## Listed records

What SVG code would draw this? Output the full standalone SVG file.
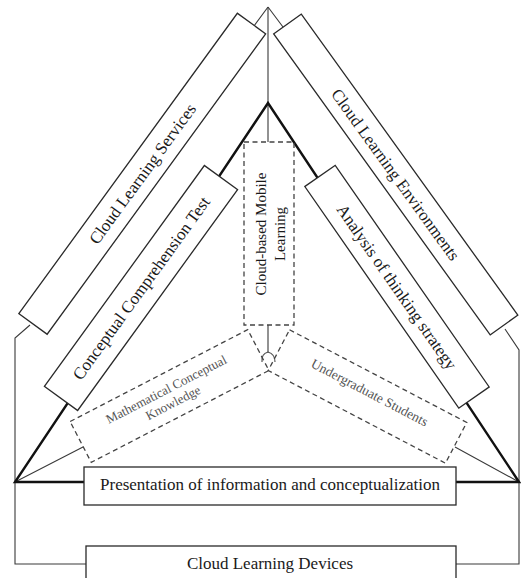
<svg xmlns="http://www.w3.org/2000/svg" width="521" height="578" viewBox="0 0 521 578">
<style>
.box{fill:#fff;stroke:#2a2a2a;stroke-width:1.3}
.dash{fill:none;stroke:#444;stroke-width:1.3;stroke-dasharray:5,3.5}
.thin{fill:none;stroke:#3a3a3a;stroke-width:1.1}
.thick{fill:none;stroke:#111;stroke-width:2.4}
.t{font-family:"Liberation Serif","Times New Roman",serif;font-size:17px;fill:#1a1a1a;text-anchor:middle}
.g{font-family:"Liberation Serif","Times New Roman",serif;font-size:13px;fill:#555;text-anchor:middle}
</style>
<rect width="521" height="578" fill="#fff"/>
<g id="connectors">
<path class="thin" d="M268,7 L254,26 M30,325 L15,338 L15,564 L86,564"/>
<path class="thin" d="M268,7 L283,27 M505,329 L519,350 L519,564 L456,564"/>
<path class="thin" d="M268,7 L268,142 M268,325 L268,353"/>
<path class="thin" d="M15,482 L83,447 M519,482 L455,447"/>
<path class="thick" d="M268,103 L15,482 L519,482 Z"/>
<path fill="none" stroke="#555" stroke-width="1.2" d="M262,362 Q261,354 268,352 Q275,354 275,362"/>
</g>
<g id="cloud-learning-services" transform="translate(142.25,173.75) rotate(-53.97)">
<rect class="box" x="-185.75" y="-17.5" width="371.5" height="35"/>
<text class="t" x="0" y="6">Cloud Learning Services</text>
</g>
<g id="cloud-learning-environments" transform="translate(395.75,174.5) rotate(54.27)">
<rect class="box" x="-185.4" y="-17" width="370.8" height="34"/>
<text class="t" x="0" y="6">Cloud Learning Environments</text>
</g>
<g id="conceptual-comprehension-test" transform="translate(141,288) rotate(-54.1)">
<rect class="box" x="-136.4" y="-20.5" width="272.8" height="41"/>
<text class="t" x="0" y="6">Conceptual Comprehension Test</text>
</g>
<g id="analysis-of-thinking-strategy" transform="translate(397,286.75) rotate(55.2)">
<rect class="box" x="-134.9" y="-18.5" width="269.8" height="37"/>
<text class="t" x="0" y="6">Analysis of thinking strategy</text>
</g>
<g id="cloud-based-mobile-learning">
<rect class="dash" x="244" y="142" width="50" height="183"/>
<text class="t" style="font-size:15px" transform="translate(266,234) rotate(-90)">Cloud-based Mobile</text>
<text class="t" style="font-size:15px" transform="translate(285,234) rotate(-90)">Learning</text>
</g>
<g id="mathematical-conceptual-knowledge" transform="translate(169.5,396) rotate(-27.35)">
<rect class="dash" x="-100" y="-23" width="200" height="46"/>
<text class="g" x="0" y="-3">Mathematical Conceptual</text>
<text class="g" x="0" y="12">Knowledge</text>
</g>
<g id="undergraduate-students" transform="translate(367.5,396.5) rotate(27.6)">
<rect class="dash" x="-100" y="-23" width="200" height="46"/>
<text class="g" style="font-size:13.5px" x="0" y="0">Undergraduate Students</text>
</g>
<g id="presentation">
<rect class="box" x="84" y="467" width="372" height="38"/>
<text class="t" x="270" y="490">Presentation of information and conceptualization</text>
</g>
<g id="cloud-learning-devices">
<rect class="box" x="86" y="546" width="370" height="40"/>
<text class="t" x="270" y="569">Cloud Learning Devices</text>
</g>
</svg>
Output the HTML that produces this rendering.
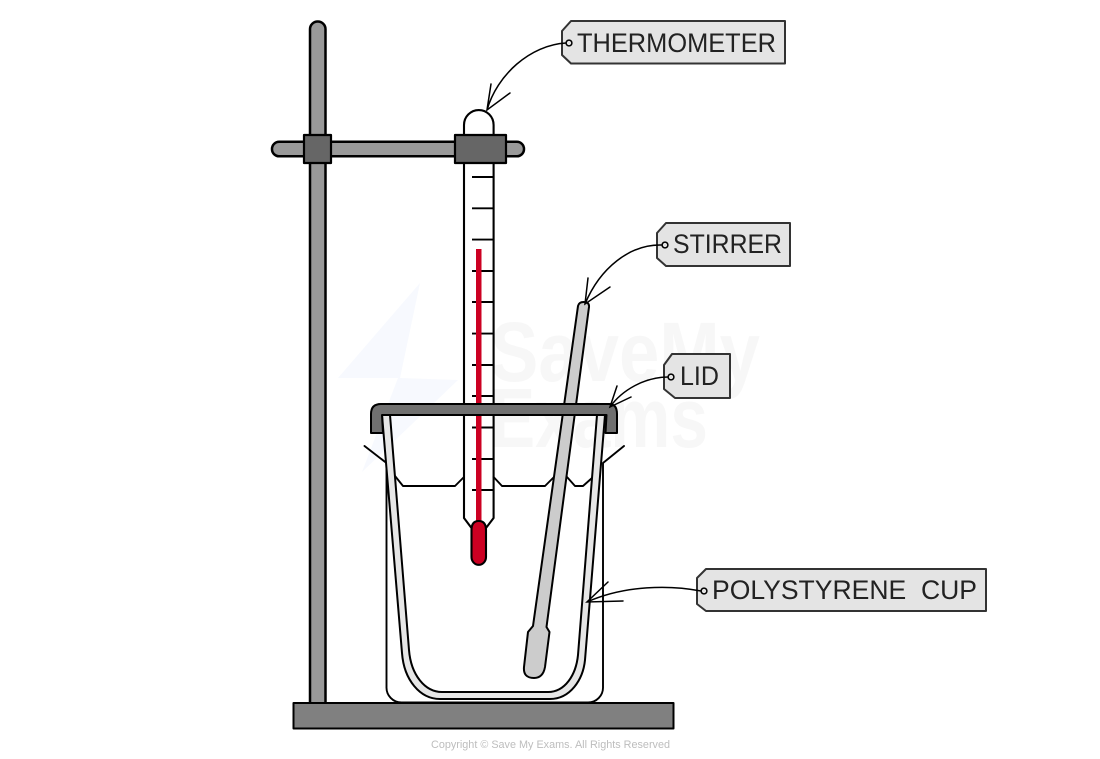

## Stated problem
Working from the material above, transcribe it exactly while omitting pictures.

## Output of the exercise
What SVG code would draw this? Output the full standalone SVG file.
<svg xmlns="http://www.w3.org/2000/svg" width="521" height="578" viewBox="0 0 521 578">
<style>
.box{fill:#fff;stroke:#2a2a2a;stroke-width:1.3}
.dash{fill:none;stroke:#444;stroke-width:1.3;stroke-dasharray:5,3.5}
.thin{fill:none;stroke:#3a3a3a;stroke-width:1.1}
.thick{fill:none;stroke:#111;stroke-width:2.4}
.t{font-family:"Liberation Serif","Times New Roman",serif;font-size:17px;fill:#1a1a1a;text-anchor:middle}
.g{font-family:"Liberation Serif","Times New Roman",serif;font-size:13px;fill:#555;text-anchor:middle}
</style>
<rect width="521" height="578" fill="#fff"/>
<g id="connectors">
<path class="thin" d="M268,7 L254,26 M30,325 L15,338 L15,564 L86,564"/>
<path class="thin" d="M268,7 L283,27 M505,329 L519,350 L519,564 L456,564"/>
<path class="thin" d="M268,7 L268,142 M268,325 L268,353"/>
<path class="thin" d="M15,482 L83,447 M519,482 L455,447"/>
<path class="thick" d="M268,103 L15,482 L519,482 Z"/>
<path fill="none" stroke="#555" stroke-width="1.2" d="M262,362 Q261,354 268,352 Q275,354 275,362"/>
</g>
<g id="cloud-learning-services" transform="translate(142.25,173.75) rotate(-53.97)">
<rect class="box" x="-185.75" y="-17.5" width="371.5" height="35"/>
<text class="t" x="0" y="6">Cloud Learning Services</text>
</g>
<g id="cloud-learning-environments" transform="translate(395.75,174.5) rotate(54.27)">
<rect class="box" x="-185.4" y="-17" width="370.8" height="34"/>
<text class="t" x="0" y="6">Cloud Learning Environments</text>
</g>
<g id="conceptual-comprehension-test" transform="translate(141,288) rotate(-54.1)">
<rect class="box" x="-136.4" y="-20.5" width="272.8" height="41"/>
<text class="t" x="0" y="6">Conceptual Comprehension Test</text>
</g>
<g id="analysis-of-thinking-strategy" transform="translate(397,286.75) rotate(55.2)">
<rect class="box" x="-134.9" y="-18.5" width="269.8" height="37"/>
<text class="t" x="0" y="6">Analysis of thinking strategy</text>
</g>
<g id="cloud-based-mobile-learning">
<rect class="dash" x="244" y="142" width="50" height="183"/>
<text class="t" style="font-size:15px" transform="translate(266,234) rotate(-90)">Cloud-based Mobile</text>
<text class="t" style="font-size:15px" transform="translate(285,234) rotate(-90)">Learning</text>
</g>
<g id="mathematical-conceptual-knowledge" transform="translate(169.5,396) rotate(-27.35)">
<rect class="dash" x="-100" y="-23" width="200" height="46"/>
<text class="g" x="0" y="-3">Mathematical Conceptual</text>
<text class="g" x="0" y="12">Knowledge</text>
</g>
<g id="undergraduate-students" transform="translate(367.5,396.5) rotate(27.6)">
<rect class="dash" x="-100" y="-23" width="200" height="46"/>
<text class="g" style="font-size:13.5px" x="0" y="0">Undergraduate Students</text>
</g>
<g id="presentation">
<rect class="box" x="84" y="467" width="372" height="38"/>
<text class="t" x="270" y="490">Presentation of information and conceptualization</text>
</g>
<g id="cloud-learning-devices">
<rect class="box" x="86" y="546" width="370" height="40"/>
<text class="t" x="270" y="569">Cloud Learning Devices</text>
</g>
</svg>
Output the HTML that produces this rendering.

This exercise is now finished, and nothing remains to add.